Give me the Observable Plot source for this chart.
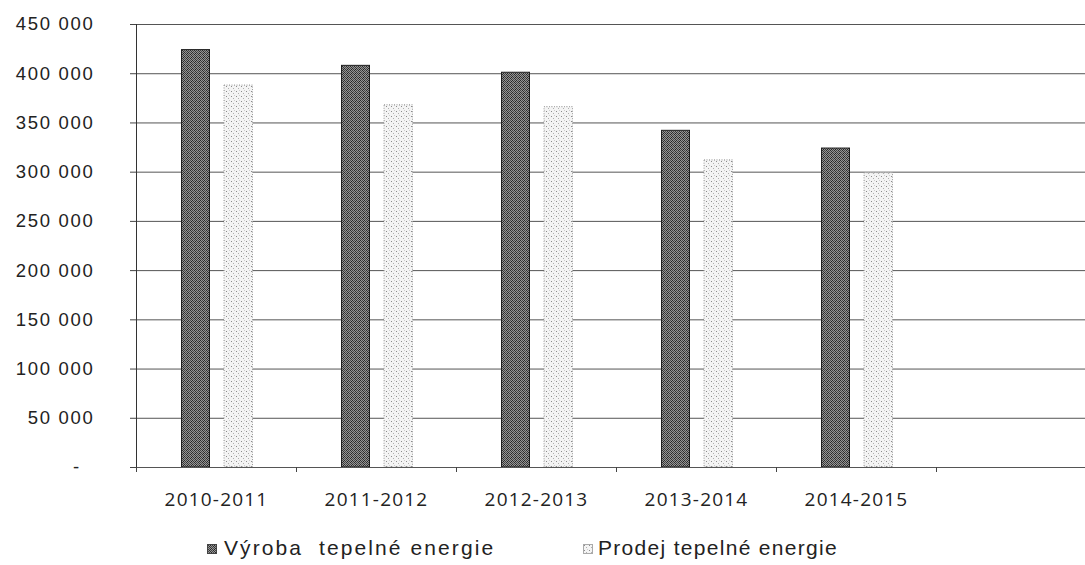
<!DOCTYPE html>
<html>
<head>
<meta charset="utf-8">
<script src="https://cdn.jsdelivr.net/npm/d3@7"></script>
<script src="https://cdn.jsdelivr.net/npm/@observablehq/plot@0.6"></script>
<style>
  html, body { margin: 0; padding: 0; background: #fff; }
  #wrap { width: 1085px; height: 565px; position: relative; overflow: hidden; }
  g[aria-label="y-axis tick label"] text { letter-spacing: 1.7px; }
  g[aria-label="x-axis tick label"] text { letter-spacing: 1.2px; }
  #legend { position: absolute; left: 0; top: 515px; width: 1085px; height: 50px;
            font-family: "Liberation Sans", Arial, sans-serif; font-size: 21px; color: #222; letter-spacing: 1.3px; }
  .item { position: absolute; top: 21px; white-space: pre; line-height: 24px; }
  .sw { position: absolute; top: 29px; width: 10px; height: 10px; }
</style>
</head>
<body>
<div id="wrap"></div>
<script>
const seasons = ["2010-2011", "2011-2012", "2012-2013", "2013-2014", "2014-2015"];
const vyroba = [424000, 408000, 401000, 342000, 324000];
const prodej = [388000, 368000, 366000, 312000, 299000];
const yTicks = [0, 50000, 100000, 150000, 200000, 250000, 300000, 350000, 400000, 450000];
const seriesNames = ["Výroba\u00a0 tepelné energie", "Prodej tepelné energie"];

const cats = seasons.concat([" "]);
const rows = seasons.map((s, i) => ({season: s, vyroba: vyroba[i], prodej: prodej[i]}));
const fmt = d => d === 0 ? "-\u00a0\u00a0" : d3.format(",")(d).replace(/,/g, " ");

const svg = Plot.plot({
  width: 1085, height: 515,
  marginTop: 24, marginBottom: 48, marginLeft: 136, marginRight: 0,
  style: {background: "white", color: "#222", fontFamily: "Liberation Sans, Arial, sans-serif"},
  x: {domain: cats, range: [136, 1096], padding: 0, axis: null},
  y: {domain: [0, 450000], axis: null},
  marks: [
    Plot.ruleY(yTicks, {stroke: "#555", strokeWidth: 1}),
    Plot.barY(rows, {x: "season", y: "vyroba", fill: "url(#pDark)", stroke: "#1e1e1e", strokeWidth: 1, insetLeft: 45.5, insetRight: 86.5}),
    Plot.barY(rows, {x: "season", y: "prodej", fill: "url(#pLight)", stroke: "#9a9a9a", strokeWidth: 1, strokeDasharray: "1,1.5", insetLeft: 88, insetRight: 43.5}),
    Plot.ruleY([0], {stroke: "#555"}),
    Plot.frame({anchor: "left", stroke: "#333"}),
    Plot.axisY(yTicks, {tickSize: 6, tickPadding: 36, tickFormat: fmt, fontSize: 18.5, stroke: "#444", label: null}),
    Plot.axisX({tickSize: 5, tickFormat: () => "", dx: -80, stroke: "#444", label: null}),
    Plot.axisX({tickSize: 0, tickPadding: 25, fontSize: 19, fontFamily: "Open Sans, sans-serif", label: null})
  ]
});

d3.select(svg).insert("defs", ":first-child").html(`
  <pattern id="pDark" width="4" height="4" patternUnits="userSpaceOnUse">
    <rect width="4" height="4" fill="#959595"/>
    <rect x="0" y="0" width="1" height="1" fill="#2a2a2a"/>
    <rect x="2" y="0" width="1" height="1" fill="#4a4a4a"/>
    <rect x="1" y="1" width="1" height="1" fill="#3a3a3a"/>
    <rect x="3" y="1" width="1" height="1" fill="#222"/>
    <rect x="0" y="2" width="1" height="1" fill="#444"/>
    <rect x="2" y="2" width="1" height="1" fill="#2a2a2a"/>
    <rect x="1" y="3" width="1" height="1" fill="#4a4a4a"/>
    <rect x="3" y="3" width="1" height="1" fill="#333"/>
  </pattern>
  <pattern id="pLight" width="5" height="5" patternUnits="userSpaceOnUse">
    <rect width="5" height="5" fill="#f4f4f4"/>
    <rect x="1" y="1" width="1" height="1" fill="#8c8c8c"/>
    <rect x="3" y="3" width="1" height="1" fill="#b0b0b0"/>
    <rect x="4" y="0" width="1" height="1" fill="#cfcfcf"/>
  </pattern>`);

const wrap = document.getElementById("wrap");
wrap.appendChild(svg);

const legend = document.createElement("div");
legend.id = "legend";
legend.innerHTML = `
  <svg class="sw" style="left:207px" viewBox="0 0 10 10"><rect x="0.5" y="0.5" width="9" height="9" fill="url(#pDark)" stroke="#444"/></svg>
  <div class="item" style="left:224px; letter-spacing:2.1px">${seriesNames[0]}</div>
  <svg class="sw" style="left:583px" viewBox="0 0 10 10"><rect x="0.5" y="0.5" width="9" height="9" fill="url(#pLight)" stroke="#aaa"/></svg>
  <div class="item" style="left:598px">${seriesNames[1]}</div>`;
wrap.appendChild(legend);
</script>
</body>
</html>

**WHAT YOU WILL DO**
Restate the data above word for word. Do not include the images.

**RESULT OF THIS EXERCISE**
Give me the Observable Plot source for this chart.
<!DOCTYPE html>
<html>
<head>
<meta charset="utf-8">
<script src="https://cdn.jsdelivr.net/npm/d3@7"></script>
<script src="https://cdn.jsdelivr.net/npm/@observablehq/plot@0.6"></script>
<style>
  html, body { margin: 0; padding: 0; background: #fff; }
  #wrap { width: 1085px; height: 565px; position: relative; overflow: hidden; }
  g[aria-label="y-axis tick label"] text { letter-spacing: 1.7px; }
  g[aria-label="x-axis tick label"] text { letter-spacing: 1.2px; }
  #legend { position: absolute; left: 0; top: 515px; width: 1085px; height: 50px;
            font-family: "Liberation Sans", Arial, sans-serif; font-size: 21px; color: #222; letter-spacing: 1.3px; }
  .item { position: absolute; top: 21px; white-space: pre; line-height: 24px; }
  .sw { position: absolute; top: 29px; width: 10px; height: 10px; }
</style>
</head>
<body>
<div id="wrap"></div>
<script>
const seasons = ["2010-2011", "2011-2012", "2012-2013", "2013-2014", "2014-2015"];
const vyroba = [424000, 408000, 401000, 342000, 324000];
const prodej = [388000, 368000, 366000, 312000, 299000];
const yTicks = [0, 50000, 100000, 150000, 200000, 250000, 300000, 350000, 400000, 450000];
const seriesNames = ["Výroba\u00a0 tepelné energie", "Prodej tepelné energie"];

const cats = seasons.concat([" "]);
const rows = seasons.map((s, i) => ({season: s, vyroba: vyroba[i], prodej: prodej[i]}));
const fmt = d => d === 0 ? "-\u00a0\u00a0" : d3.format(",")(d).replace(/,/g, " ");

const svg = Plot.plot({
  width: 1085, height: 515,
  marginTop: 24, marginBottom: 48, marginLeft: 136, marginRight: 0,
  style: {background: "white", color: "#222", fontFamily: "Liberation Sans, Arial, sans-serif"},
  x: {domain: cats, range: [136, 1096], padding: 0, axis: null},
  y: {domain: [0, 450000], axis: null},
  marks: [
    Plot.ruleY(yTicks, {stroke: "#555", strokeWidth: 1}),
    Plot.barY(rows, {x: "season", y: "vyroba", fill: "url(#pDark)", stroke: "#1e1e1e", strokeWidth: 1, insetLeft: 45.5, insetRight: 86.5}),
    Plot.barY(rows, {x: "season", y: "prodej", fill: "url(#pLight)", stroke: "#9a9a9a", strokeWidth: 1, strokeDasharray: "1,1.5", insetLeft: 88, insetRight: 43.5}),
    Plot.ruleY([0], {stroke: "#555"}),
    Plot.frame({anchor: "left", stroke: "#333"}),
    Plot.axisY(yTicks, {tickSize: 6, tickPadding: 36, tickFormat: fmt, fontSize: 18.5, stroke: "#444", label: null}),
    Plot.axisX({tickSize: 5, tickFormat: () => "", dx: -80, stroke: "#444", label: null}),
    Plot.axisX({tickSize: 0, tickPadding: 25, fontSize: 19, fontFamily: "Open Sans, sans-serif", label: null})
  ]
});

d3.select(svg).insert("defs", ":first-child").html(`
  <pattern id="pDark" width="4" height="4" patternUnits="userSpaceOnUse">
    <rect width="4" height="4" fill="#959595"/>
    <rect x="0" y="0" width="1" height="1" fill="#2a2a2a"/>
    <rect x="2" y="0" width="1" height="1" fill="#4a4a4a"/>
    <rect x="1" y="1" width="1" height="1" fill="#3a3a3a"/>
    <rect x="3" y="1" width="1" height="1" fill="#222"/>
    <rect x="0" y="2" width="1" height="1" fill="#444"/>
    <rect x="2" y="2" width="1" height="1" fill="#2a2a2a"/>
    <rect x="1" y="3" width="1" height="1" fill="#4a4a4a"/>
    <rect x="3" y="3" width="1" height="1" fill="#333"/>
  </pattern>
  <pattern id="pLight" width="5" height="5" patternUnits="userSpaceOnUse">
    <rect width="5" height="5" fill="#f4f4f4"/>
    <rect x="1" y="1" width="1" height="1" fill="#8c8c8c"/>
    <rect x="3" y="3" width="1" height="1" fill="#b0b0b0"/>
    <rect x="4" y="0" width="1" height="1" fill="#cfcfcf"/>
  </pattern>`);

const wrap = document.getElementById("wrap");
wrap.appendChild(svg);

const legend = document.createElement("div");
legend.id = "legend";
legend.innerHTML = `
  <svg class="sw" style="left:207px" viewBox="0 0 10 10"><rect x="0.5" y="0.5" width="9" height="9" fill="url(#pDark)" stroke="#444"/></svg>
  <div class="item" style="left:224px; letter-spacing:2.1px">${seriesNames[0]}</div>
  <svg class="sw" style="left:583px" viewBox="0 0 10 10"><rect x="0.5" y="0.5" width="9" height="9" fill="url(#pLight)" stroke="#aaa"/></svg>
  <div class="item" style="left:598px">${seriesNames[1]}</div>`;
wrap.appendChild(legend);
</script>
</body>
</html>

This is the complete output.